To extend my point: If we get the 99% up to near their level of understanding, imo THEY LOSE in a landslide political contest.

They will be subject to permanent political minority status with these policies right where seemingly the neo-confederate infiltrated GOP is bordering on right now... but in this regard the Dems are NO BETTER as Obama has said and I quote: "We're out of money."

Get people right with their understanding of monetary systems and THEN each side take your policy proposals to the polls, they CANNOT win in that scenario...

rsp,

Anonymous said...

Matt, I agree with that. I think the people who run our economy understand our monetary system reasonably well. But they use public ignorance of monetary operations as a way of bamboozling the public into thinking that we are faced with constraints that we don't actually have.

Matt Franko said...

Dan,

I cant write for S...

I'm trying to say that for sure Cullen and I guess perhaps Carney (still Austrian tho so there is something not right about him) are at a point where they understand these systems BETTER than Draghi/Bernanke/Obama/Ryan, et al...

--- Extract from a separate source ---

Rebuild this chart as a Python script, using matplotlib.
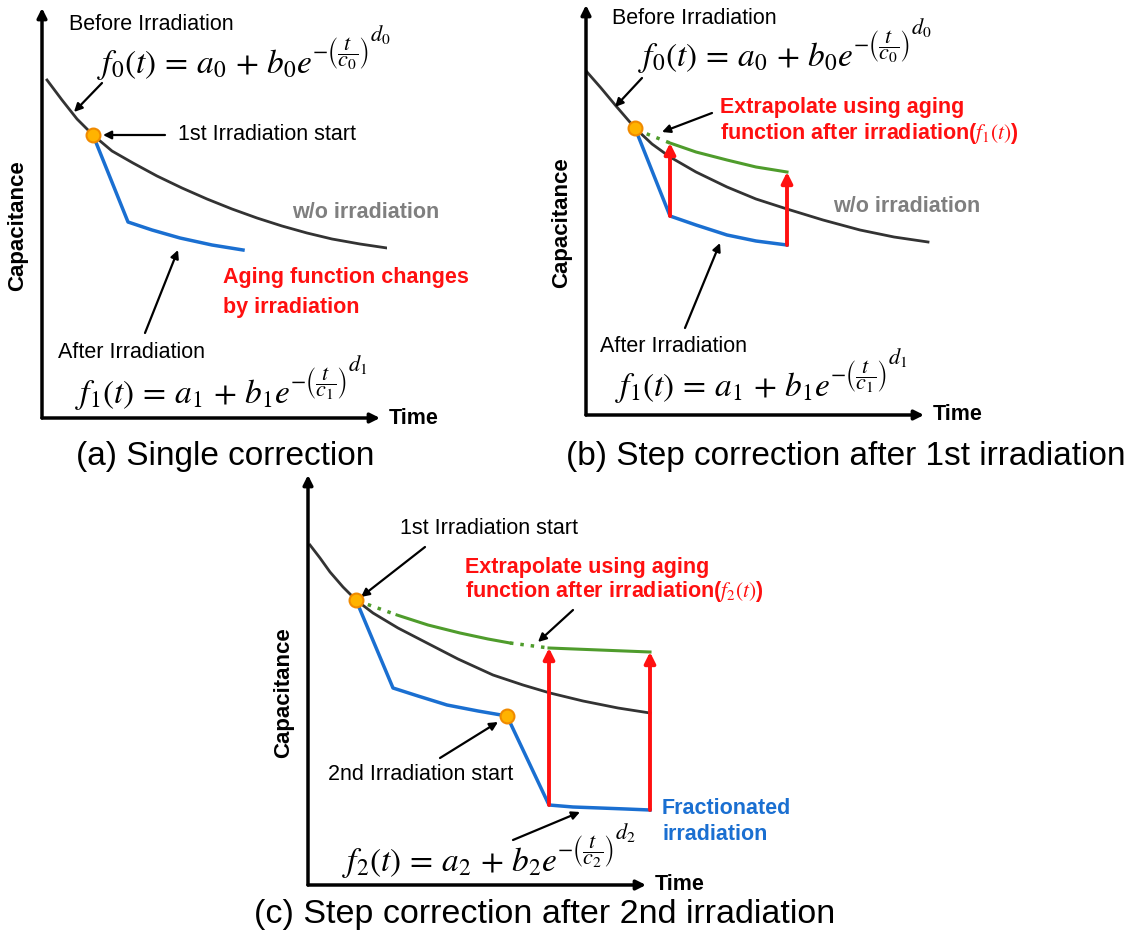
import matplotlib.pyplot as plt

plt.rcParams['font.family'] = ['Liberation Sans', 'DejaVu Sans']
plt.rcParams['mathtext.fontset'] = 'stix'

# colours
BLACK_CURVE = '#333333'
BLUE = '#1a6fd1'
GREEN = '#4f9c2c'
RED = '#ff1010'
DOT_FACE = '#ffb300'
DOT_EDGE = '#f08a00'

# ---- panel (a): single correction (time, capacitance)
a_t_before = [5, 20, 35, 51, 70, 91, 115, 140, 165, 190, 215, 240, 265, 290, 318, 345]
a_c_before = [338, 318, 299, 283, 267, 255, 242, 230, 219, 209, 200, 192, 185, 179, 174, 170]
a_t_after = [51, 86, 110, 138, 170, 201]
a_c_after = [283, 196, 188, 180, 173, 168]
a_start = (51, 283)

# ---- panel (b): step correction after 1st irradiation
b_t_before = [1, 15, 30, 49, 66, 84, 110, 141, 170, 201, 237, 274, 308, 342]
b_c_before = [343, 327, 309, 287, 271, 258, 243, 228, 216, 206, 195, 185, 178, 173]
b_t_after = [49, 84, 110, 141, 170, 201]
b_c_after = [287, 199, 190, 180, 174, 170]
b_t_extra_dot = [51, 84]
b_c_extra_dot = [285, 272]
b_t_extra = [84, 110, 141, 170, 201]
b_c_extra = [272, 263, 255, 248, 243]
b_steps_t = [84, 201]
b_steps_from = [199, 170]
b_steps_to = [272, 243]
b_start = (49, 287)

# ---- panel (c): step correction after 2nd irradiation
c_t_before = [2, 12, 22, 35, 48, 65, 90, 119, 150, 185, 215, 242, 275, 310, 342]
c_c_before = [340, 327, 313, 298, 285, 272, 257, 242, 226, 210, 200, 192, 184, 177, 172]
c_t_after = [48, 85, 110, 139, 170, 199, 241, 265, 292, 318, 342]
c_c_after = [285, 197, 189, 180, 174, 169, 80, 78, 77, 76, 75]
c_t_extra_dot1 = [50, 89]
c_c_extra_dot1 = [284, 270]
c_t_extra1 = [89, 120, 152, 180, 202]
c_c_extra1 = [270, 260, 252, 246, 242]
c_t_extra_dot2 = [202, 241]
c_c_extra_dot2 = [242, 237]
c_t_extra2 = [241, 342]
c_c_extra2 = [237, 233]
c_steps_t = [241, 342]
c_steps_from = [80, 75]
c_steps_to = [237, 233]
c_start1 = (48, 285)
c_start2 = (199, 169)

FW, FH = 1136, 942
W, H = 345, 415

fig = plt.figure(figsize=(FW / 100, FH / 100), dpi=100)


def panel_axes(ox, oy):
    ax = fig.add_axes([ox / FW, (FH - oy) / FH, W / FW, H / FH])
    ax.set_xlim(0, W)
    ax.set_ylim(0, H)
    ax.axis('off')
    # axes drawn as arrows
    ax.annotate('', xy=(338, 0), xytext=(0, 0),
                arrowprops=dict(arrowstyle='-|>', color='black', lw=2.5,
                                mutation_scale=14, shrinkA=0, shrinkB=0))
    ax.annotate('', xy=(0, 410), xytext=(0, 0),
                arrowprops=dict(arrowstyle='-|>', color='black', lw=2.5,
                                mutation_scale=14, shrinkA=0, shrinkB=0))
    ax.text(347, 0, 'Time', fontsize=15.5, fontweight='bold', va='center', ha='left')
    ax.text(-24, 192, 'Capacitance', fontsize=16, fontweight='bold',
            rotation=90, va='center', ha='center')
    return ax


def pointer(ax, xy, xytext, color='black', lw=1.6, ms=12):
    ax.annotate('', xy=xy, xytext=xytext,
                arrowprops=dict(arrowstyle='-|>', color=color, lw=lw,
                                mutation_scale=ms, shrinkA=0, shrinkB=0))


def dot(ax, p):
    ax.plot(p[0], p[1], 'o', ms=10, mfc=DOT_FACE, mec=DOT_EDGE, mew=1.5, zorder=5)


def formula(ax, x, y, k):
    # f_k(t) = a_k + b_k e^{-(t/c_k)^{d_k}}, built from three pieces so the
    # exponent keeps the large size it has in the picture
    main = ax.text(x, y, r'$f_%s(t)\,=\,a_%s\,+\,b_%se$' % (k, k, k),
                   fontsize=24, va='bottom', ha='left')
    expo = ax.annotate(r'$-\left(\dfrac{t}{c_%s}\right)$' % k,
                       xy=(1.0, 0.28), xycoords=main, fontsize=16,
                       va='bottom', ha='left')
    ax.annotate(r'$d_%s$' % k, xy=(1.0, 0.72), xycoords=expo, fontsize=16,
                va='bottom', ha='left')


FS_LAB = 15.5
FS_BOLD = 15.5

# ---------------- (a)
ax = panel_axes(42, 418)
ax.plot(a_t_before, a_c_before, color=BLACK_CURVE, lw=2)
ax.plot(a_t_after, a_c_after, color=BLUE, lw=2.5)
dot(ax, a_start)
ax.text(27, 393, 'Before Irradiation', fontsize=FS_LAB, va='center')
formula(ax, 55, 336, '0')
pointer(ax, (32, 306), (60, 335))
ax.text(136, 283, '1st Irradiation start', fontsize=FS_LAB, va='center')
pointer(ax, (61, 283), (123, 283))
ax.text(250, 205, 'w/o irradiation', fontsize=FS_BOLD, fontweight='bold',
        color='#7f7f7f', va='center')
ax.text(181, 140, 'Aging function changes', fontsize=FS_BOLD, fontweight='bold',
        color=RED, va='center')
ax.text(181, 110, 'by irradiation', fontsize=FS_BOLD, fontweight='bold',
        color=RED, va='center')
ax.text(16, 66, 'After Irradiation', fontsize=FS_LAB, va='center')
pointer(ax, (136, 168), (103, 85))
formula(ax, 33, 6, '1')

# ---------------- (b)
ax = panel_axes(586, 415)
ax.plot(b_t_before, b_c_before, color=BLACK_CURVE, lw=2)
ax.plot(b_t_after, b_c_after, color=BLUE, lw=2.5)
ax.plot(b_t_extra_dot, b_c_extra_dot, color=GREEN, lw=2.5, ls=(0, (1, 2)))
ax.plot(b_t_extra, b_c_extra, color=GREEN, lw=2.2)
for t, c0, c1 in zip(b_steps_t, b_steps_from, b_steps_to):
    pointer(ax, (t, c1), (t, c0), color=RED, lw=2.8, ms=16)
dot(ax, b_start)
ax.text(26, 397, 'Before Irradiation', fontsize=FS_LAB, va='center')
formula(ax, 52, 340, '0')
pointer(ax, (29, 308), (56, 337))
ax.text(134, 307, 'Extrapolate using aging', fontsize=FS_BOLD, fontweight='bold',
        color=RED, va='center')
ax.text(134, 282, r'function after irradiation($f_1(t)$)', fontsize=FS_BOLD,
        fontweight='bold', color=RED, va='center')
pointer(ax, (76, 283), (126, 302))
ax.text(247, 208, 'w/o irradiation', fontsize=FS_BOLD, fontweight='bold',
        color='#7f7f7f', va='center')
ax.text(14, 68, 'After Irradiation', fontsize=FS_LAB, va='center')
pointer(ax, (134, 172), (99, 87))
formula(ax, 29, 10, '1')

# ---------------- (c)
ax = panel_axes(308, 885)
ax.plot(c_t_before, c_c_before, color=BLACK_CURVE, lw=2)
ax.plot(c_t_after, c_c_after, color=BLUE, lw=2.5)
ax.plot(c_t_extra_dot1, c_c_extra_dot1, color=GREEN, lw=2.5, ls=(0, (1, 2)))
ax.plot(c_t_extra1, c_c_extra1, color=GREEN, lw=2.2)
ax.plot(c_t_extra_dot2, c_c_extra_dot2, color=GREEN, lw=2.5, ls=(0, (1, 2)))
ax.plot(c_t_extra2, c_c_extra2, color=GREEN, lw=2.2)
for t, c0, c1 in zip(c_steps_t, c_steps_from, c_steps_to):
    pointer(ax, (t, c1), (t, c0), color=RED, lw=2.8, ms=16)
dot(ax, c_start1)
dot(ax, c_start2)
ax.text(92, 357, '1st Irradiation start', fontsize=FS_LAB, va='center')
pointer(ax, (53, 288), (117, 338))
ax.text(157, 318, 'Extrapolate using aging', fontsize=FS_BOLD, fontweight='bold',
        color=RED, va='center')
ax.text(157, 293, r'function after irradiation($f_2(t)$)', fontsize=FS_BOLD,
        fontweight='bold', color=RED, va='center')
pointer(ax, (230, 243), (265, 275))
ax.text(20, 110, '2nd Irradiation start', fontsize=FS_LAB, va='center')
pointer(ax, (190, 163), (132, 127))
ax.text(354, 77, 'Fractionated', fontsize=FS_BOLD, fontweight='bold',
        color=BLUE, va='center')
ax.text(354, 50, 'irradiation', fontsize=FS_BOLD, fontweight='bold',
        color=BLUE, va='center')
pointer(ax, (272, 73), (205, 45))
formula(ax, 34, 5, '2')

# ---------------- captions
fig.text(225 / FW, 1 - 457 / FH, '(a) Single correction', fontsize=24,
         ha='center', va='center')
fig.text(846 / FW, 1 - 457 / FH, '(b) Step correction after 1st irradiation',
         fontsize=24, ha='center', va='center')
fig.text(545 / FW, 1 - 915 / FH, '(c) Step correction after 2nd irradiation',
         fontsize=24.5, ha='center', va='center')

fig.savefig('out.png', dpi=100, facecolor='white')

I think these govt/banker people listed here are still clueless in all of this... caught up in semantics that they memorized 40 years ago and cant change their thinking now... these people do NOT know better imo and are NOT trying to "suppress wages" or some sort of conspiracy against "labor", they are acting based on their beliefs which are mathematically provably false.

And they do not have the sense or perhaps honor to resign as their policies are failures... they are borderline insane and definitely irrational.

We need to reach the people in the world who have open minds still and once we get a large amount of these people up to speed, then we can have some REAL elections based on truth not some falsehoods that govt is "borrowing", "money is exogenous", etc...

With a better informed electorate, these people will NEVER win an election again. I fully trust an informed electorate.